* Task brief
What is needed is an exact copy of the lines from the line containing "Give me the D3.js source for this chart." to the line containing "var height = 563;", both lines included, and nothing else.

---------------

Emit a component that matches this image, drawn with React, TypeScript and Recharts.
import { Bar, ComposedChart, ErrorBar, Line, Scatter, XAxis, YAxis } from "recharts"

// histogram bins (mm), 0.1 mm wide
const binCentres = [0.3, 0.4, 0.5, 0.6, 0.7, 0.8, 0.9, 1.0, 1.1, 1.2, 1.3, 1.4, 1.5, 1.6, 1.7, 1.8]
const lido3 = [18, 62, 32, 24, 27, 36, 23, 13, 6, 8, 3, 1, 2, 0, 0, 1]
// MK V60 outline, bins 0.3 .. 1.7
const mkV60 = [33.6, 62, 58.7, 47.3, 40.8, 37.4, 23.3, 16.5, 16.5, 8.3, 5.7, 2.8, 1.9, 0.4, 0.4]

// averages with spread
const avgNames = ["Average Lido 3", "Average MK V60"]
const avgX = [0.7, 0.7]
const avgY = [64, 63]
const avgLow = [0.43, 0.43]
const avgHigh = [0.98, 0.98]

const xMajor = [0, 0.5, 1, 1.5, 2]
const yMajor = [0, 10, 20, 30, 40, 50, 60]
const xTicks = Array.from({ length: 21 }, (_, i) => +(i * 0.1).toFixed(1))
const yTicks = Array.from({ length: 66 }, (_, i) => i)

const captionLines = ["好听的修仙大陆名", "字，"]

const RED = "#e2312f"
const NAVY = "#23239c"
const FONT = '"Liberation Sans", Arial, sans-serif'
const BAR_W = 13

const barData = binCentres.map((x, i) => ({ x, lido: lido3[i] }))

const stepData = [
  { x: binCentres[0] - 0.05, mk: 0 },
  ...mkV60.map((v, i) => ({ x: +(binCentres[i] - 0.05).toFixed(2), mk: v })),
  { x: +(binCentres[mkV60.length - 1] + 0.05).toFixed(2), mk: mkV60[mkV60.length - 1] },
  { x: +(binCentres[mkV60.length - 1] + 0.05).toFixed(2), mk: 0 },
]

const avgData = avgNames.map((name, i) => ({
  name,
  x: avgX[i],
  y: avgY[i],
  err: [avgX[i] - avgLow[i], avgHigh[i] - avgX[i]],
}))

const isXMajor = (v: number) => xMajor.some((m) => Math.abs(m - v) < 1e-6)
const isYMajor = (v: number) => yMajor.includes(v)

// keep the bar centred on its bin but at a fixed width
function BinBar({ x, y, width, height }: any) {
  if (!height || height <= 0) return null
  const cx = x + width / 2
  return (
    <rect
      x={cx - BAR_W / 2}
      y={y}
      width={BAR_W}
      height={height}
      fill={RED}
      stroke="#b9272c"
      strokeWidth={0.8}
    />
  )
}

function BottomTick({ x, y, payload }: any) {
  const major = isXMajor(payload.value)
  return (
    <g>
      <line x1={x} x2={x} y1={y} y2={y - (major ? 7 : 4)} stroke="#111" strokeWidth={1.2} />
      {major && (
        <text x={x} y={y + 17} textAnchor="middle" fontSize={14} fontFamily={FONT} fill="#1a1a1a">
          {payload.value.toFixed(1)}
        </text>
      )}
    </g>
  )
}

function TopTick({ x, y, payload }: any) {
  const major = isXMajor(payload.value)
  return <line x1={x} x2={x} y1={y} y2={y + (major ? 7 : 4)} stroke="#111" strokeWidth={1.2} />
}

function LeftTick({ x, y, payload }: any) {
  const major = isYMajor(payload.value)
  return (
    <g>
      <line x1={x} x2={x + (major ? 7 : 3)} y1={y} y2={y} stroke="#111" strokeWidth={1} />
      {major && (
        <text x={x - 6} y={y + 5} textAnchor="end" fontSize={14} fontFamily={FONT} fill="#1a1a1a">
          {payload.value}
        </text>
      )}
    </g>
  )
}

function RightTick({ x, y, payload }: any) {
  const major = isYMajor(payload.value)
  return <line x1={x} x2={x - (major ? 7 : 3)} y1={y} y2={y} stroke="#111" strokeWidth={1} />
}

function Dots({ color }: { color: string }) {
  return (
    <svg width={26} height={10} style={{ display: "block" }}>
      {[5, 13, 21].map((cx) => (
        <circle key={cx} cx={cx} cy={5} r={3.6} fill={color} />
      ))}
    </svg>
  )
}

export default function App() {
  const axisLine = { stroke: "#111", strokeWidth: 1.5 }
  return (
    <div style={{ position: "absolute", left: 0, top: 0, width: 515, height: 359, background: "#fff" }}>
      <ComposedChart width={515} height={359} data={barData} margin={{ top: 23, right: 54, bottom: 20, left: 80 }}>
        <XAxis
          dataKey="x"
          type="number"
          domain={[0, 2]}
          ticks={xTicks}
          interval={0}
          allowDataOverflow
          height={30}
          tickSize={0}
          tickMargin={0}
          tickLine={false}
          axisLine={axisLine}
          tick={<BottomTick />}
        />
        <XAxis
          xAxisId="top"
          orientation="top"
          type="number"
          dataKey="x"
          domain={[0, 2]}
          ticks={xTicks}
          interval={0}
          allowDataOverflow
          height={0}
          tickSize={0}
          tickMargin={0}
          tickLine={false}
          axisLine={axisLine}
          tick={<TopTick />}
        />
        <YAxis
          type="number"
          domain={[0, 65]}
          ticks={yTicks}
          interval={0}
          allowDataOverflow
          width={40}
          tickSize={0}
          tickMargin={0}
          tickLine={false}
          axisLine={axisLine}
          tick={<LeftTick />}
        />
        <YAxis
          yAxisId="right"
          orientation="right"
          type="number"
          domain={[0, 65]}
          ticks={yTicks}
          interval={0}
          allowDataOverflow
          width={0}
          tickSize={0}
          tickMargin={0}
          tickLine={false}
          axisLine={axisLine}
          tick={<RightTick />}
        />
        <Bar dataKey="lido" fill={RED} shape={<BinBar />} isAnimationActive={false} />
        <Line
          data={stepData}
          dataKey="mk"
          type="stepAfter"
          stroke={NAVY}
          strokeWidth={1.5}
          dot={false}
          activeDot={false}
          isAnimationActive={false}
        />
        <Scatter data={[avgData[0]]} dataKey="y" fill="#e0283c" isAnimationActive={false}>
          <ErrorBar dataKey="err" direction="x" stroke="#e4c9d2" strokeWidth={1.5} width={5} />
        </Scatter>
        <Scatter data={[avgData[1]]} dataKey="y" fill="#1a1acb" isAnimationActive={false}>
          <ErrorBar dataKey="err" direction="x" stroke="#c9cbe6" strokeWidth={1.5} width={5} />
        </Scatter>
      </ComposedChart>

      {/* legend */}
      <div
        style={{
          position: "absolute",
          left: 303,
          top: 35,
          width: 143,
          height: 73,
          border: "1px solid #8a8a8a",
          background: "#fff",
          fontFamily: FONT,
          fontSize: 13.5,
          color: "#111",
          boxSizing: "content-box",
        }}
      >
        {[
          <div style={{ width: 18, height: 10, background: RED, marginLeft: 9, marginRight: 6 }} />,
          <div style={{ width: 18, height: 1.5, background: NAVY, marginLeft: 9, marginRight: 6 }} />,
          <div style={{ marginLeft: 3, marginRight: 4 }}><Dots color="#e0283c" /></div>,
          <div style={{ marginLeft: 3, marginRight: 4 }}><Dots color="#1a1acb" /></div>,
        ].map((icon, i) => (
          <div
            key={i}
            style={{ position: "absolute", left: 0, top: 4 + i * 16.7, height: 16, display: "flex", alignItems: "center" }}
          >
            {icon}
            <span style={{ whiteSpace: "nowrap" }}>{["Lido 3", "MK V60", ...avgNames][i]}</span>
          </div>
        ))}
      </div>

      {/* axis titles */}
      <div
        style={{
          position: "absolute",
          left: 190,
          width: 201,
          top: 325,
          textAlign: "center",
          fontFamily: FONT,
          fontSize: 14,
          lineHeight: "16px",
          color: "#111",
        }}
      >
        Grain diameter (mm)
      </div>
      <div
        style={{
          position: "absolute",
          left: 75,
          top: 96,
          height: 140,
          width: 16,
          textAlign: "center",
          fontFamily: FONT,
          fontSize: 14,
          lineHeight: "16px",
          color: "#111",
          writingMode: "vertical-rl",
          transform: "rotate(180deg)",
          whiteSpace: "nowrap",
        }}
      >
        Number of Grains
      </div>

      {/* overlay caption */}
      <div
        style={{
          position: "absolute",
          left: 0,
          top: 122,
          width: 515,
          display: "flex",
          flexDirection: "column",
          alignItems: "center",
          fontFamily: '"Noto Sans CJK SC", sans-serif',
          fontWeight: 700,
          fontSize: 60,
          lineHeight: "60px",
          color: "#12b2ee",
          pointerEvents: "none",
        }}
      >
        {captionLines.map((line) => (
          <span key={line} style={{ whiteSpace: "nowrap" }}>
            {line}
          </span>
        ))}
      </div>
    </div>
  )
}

---------------

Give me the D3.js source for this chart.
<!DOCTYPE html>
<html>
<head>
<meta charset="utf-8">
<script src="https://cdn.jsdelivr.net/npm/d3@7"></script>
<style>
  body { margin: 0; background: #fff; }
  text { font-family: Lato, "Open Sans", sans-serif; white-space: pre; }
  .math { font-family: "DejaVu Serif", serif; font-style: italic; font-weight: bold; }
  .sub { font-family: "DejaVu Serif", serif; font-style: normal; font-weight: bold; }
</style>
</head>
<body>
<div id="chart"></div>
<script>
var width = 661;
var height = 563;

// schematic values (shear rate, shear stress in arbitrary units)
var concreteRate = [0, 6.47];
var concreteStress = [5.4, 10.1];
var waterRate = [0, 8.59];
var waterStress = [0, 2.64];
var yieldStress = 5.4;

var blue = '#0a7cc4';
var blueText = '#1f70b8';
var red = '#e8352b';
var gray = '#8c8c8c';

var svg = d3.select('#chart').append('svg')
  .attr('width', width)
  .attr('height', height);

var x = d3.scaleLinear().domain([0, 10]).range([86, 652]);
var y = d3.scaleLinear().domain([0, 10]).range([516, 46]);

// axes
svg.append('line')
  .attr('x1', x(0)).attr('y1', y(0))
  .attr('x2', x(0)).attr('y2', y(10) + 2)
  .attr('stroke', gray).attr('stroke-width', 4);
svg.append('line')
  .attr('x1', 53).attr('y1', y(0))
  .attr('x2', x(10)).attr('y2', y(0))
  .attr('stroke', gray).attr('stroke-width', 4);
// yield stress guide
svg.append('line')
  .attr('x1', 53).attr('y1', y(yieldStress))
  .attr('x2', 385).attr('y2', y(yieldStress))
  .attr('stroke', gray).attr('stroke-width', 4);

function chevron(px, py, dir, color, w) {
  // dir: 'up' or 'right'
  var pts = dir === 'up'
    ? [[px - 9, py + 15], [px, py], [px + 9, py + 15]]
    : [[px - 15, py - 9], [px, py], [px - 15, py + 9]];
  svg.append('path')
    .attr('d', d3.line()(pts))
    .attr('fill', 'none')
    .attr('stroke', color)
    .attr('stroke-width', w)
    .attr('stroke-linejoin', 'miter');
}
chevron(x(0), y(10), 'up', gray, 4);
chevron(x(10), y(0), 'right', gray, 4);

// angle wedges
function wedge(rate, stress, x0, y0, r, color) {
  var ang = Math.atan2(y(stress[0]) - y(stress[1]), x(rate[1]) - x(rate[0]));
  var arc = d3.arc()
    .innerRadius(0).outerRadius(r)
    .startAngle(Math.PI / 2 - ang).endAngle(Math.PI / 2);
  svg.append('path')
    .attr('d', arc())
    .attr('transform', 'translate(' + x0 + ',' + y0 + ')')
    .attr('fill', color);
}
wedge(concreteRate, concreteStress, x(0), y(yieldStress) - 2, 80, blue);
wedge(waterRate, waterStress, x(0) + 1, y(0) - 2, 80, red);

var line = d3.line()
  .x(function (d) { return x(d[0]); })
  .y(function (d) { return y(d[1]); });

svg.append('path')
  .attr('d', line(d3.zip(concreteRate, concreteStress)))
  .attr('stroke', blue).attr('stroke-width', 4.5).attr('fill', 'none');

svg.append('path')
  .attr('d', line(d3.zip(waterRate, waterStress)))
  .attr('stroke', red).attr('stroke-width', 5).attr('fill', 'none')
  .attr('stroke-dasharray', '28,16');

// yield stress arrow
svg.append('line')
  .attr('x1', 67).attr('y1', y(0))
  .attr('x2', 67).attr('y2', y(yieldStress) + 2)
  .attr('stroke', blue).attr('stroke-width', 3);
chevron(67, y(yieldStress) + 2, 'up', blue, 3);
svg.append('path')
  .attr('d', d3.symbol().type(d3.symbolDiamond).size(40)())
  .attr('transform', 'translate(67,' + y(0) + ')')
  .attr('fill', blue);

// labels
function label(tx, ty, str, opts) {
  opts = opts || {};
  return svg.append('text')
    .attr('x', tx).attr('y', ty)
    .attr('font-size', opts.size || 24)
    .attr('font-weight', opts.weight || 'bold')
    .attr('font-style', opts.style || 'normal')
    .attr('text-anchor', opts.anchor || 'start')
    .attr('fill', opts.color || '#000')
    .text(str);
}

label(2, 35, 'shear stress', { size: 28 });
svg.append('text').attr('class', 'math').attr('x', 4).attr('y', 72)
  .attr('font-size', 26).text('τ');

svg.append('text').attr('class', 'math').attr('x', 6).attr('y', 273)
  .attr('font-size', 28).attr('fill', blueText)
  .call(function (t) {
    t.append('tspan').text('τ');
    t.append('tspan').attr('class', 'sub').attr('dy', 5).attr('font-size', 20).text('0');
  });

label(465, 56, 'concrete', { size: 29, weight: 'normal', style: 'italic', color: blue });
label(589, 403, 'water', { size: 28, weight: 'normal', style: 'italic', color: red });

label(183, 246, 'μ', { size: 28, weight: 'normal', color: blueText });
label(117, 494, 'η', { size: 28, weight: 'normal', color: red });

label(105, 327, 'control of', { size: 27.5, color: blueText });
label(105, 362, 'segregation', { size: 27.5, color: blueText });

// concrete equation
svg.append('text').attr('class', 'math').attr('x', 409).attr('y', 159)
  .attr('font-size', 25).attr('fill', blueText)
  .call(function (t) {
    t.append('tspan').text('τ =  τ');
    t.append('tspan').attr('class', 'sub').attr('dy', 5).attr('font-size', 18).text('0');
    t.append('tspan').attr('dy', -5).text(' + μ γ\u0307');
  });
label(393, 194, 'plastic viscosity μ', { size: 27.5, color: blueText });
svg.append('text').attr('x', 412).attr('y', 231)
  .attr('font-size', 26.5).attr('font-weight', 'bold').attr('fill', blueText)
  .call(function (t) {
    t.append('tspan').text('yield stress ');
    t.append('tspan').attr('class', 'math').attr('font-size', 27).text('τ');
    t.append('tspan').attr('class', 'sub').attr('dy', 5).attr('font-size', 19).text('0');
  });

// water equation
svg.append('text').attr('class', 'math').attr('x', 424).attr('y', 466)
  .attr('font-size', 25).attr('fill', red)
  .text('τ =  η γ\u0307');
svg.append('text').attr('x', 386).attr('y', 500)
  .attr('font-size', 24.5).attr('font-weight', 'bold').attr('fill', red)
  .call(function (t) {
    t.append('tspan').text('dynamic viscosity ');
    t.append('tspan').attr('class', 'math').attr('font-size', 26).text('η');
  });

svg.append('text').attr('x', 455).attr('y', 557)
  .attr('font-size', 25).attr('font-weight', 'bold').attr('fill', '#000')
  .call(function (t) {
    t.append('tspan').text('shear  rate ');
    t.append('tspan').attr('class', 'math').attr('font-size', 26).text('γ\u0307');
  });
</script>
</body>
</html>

---------------

* Correct result
Give me the D3.js source for this chart.
<!DOCTYPE html>
<html>
<head>
<meta charset="utf-8">
<script src="https://cdn.jsdelivr.net/npm/d3@7"></script>
<style>
  body { margin: 0; background: #fff; }
  text { font-family: Lato, "Open Sans", sans-serif; white-space: pre; }
  .math { font-family: "DejaVu Serif", serif; font-style: italic; font-weight: bold; }
  .sub { font-family: "DejaVu Serif", serif; font-style: normal; font-weight: bold; }
</style>
</head>
<body>
<div id="chart"></div>
<script>
var width = 661;
var height = 563;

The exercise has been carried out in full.